There are, of course, diners that are only museums. For instance, any diner named DINER, or The ’50s Diner, is trading in its customers’ limbic responses to chrome jukeboxes and poodle skirts. I’m a white queer woman; do these other diners tame that era for me, or allow me the fiction that I could have assimilated? (I’ve already assimilated, a Jew eating eggs fried on the same griddle as bacon, even if I never order it myself and only eat it off others’ plates.) Certainly the diners of New England, the ones with which I’m most familiar, are largely white spaces, though Worcester’s factories, and its workers, are not and have never been.
Have I deceived myself? What do we go to museums for, if not to see ourselves reflected in them, or at least to encounter the unfamiliar in a safe, contained space?

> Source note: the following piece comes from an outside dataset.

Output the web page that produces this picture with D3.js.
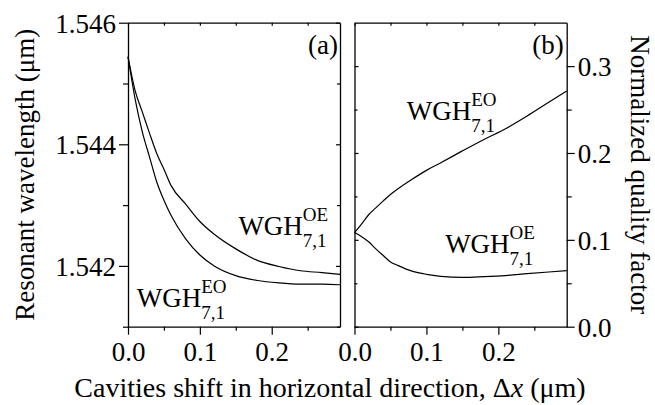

I’ve eaten in many Worcester diners this year, and I’ve eaten more fried eggs than that, but for a lot of complicated reasons I haven’t visited my parents or seen their home. Yet at the Miss Worcester, just as at any diner only more so, I can be at home without going there.
Here I remember that a diner was once called a lunch car, that although the Miss Worcester has sat in the same spot for sixty-eight years, bricked to the ground, it once had wheels. I’ve taken many friends, both local and out-of-town, to the Miss Worcester for breakfast, and everyone I’ve ever been in love with has eaten a meal there, though they haven’t all met my parents. Stationary but with the potential for movement, the Miss Worcester is liminal—both/and. It doesn’t ask me to be anything I’m not, or to be anywhere other than where I am. When I travel I visit diners to ground myself; it’s a secular shul that’s local, specific, and diasporic: a mutable, accessible home. Breaking my yolk with a fork, dipping the toast in, I could be anywhere, and always I’m right here.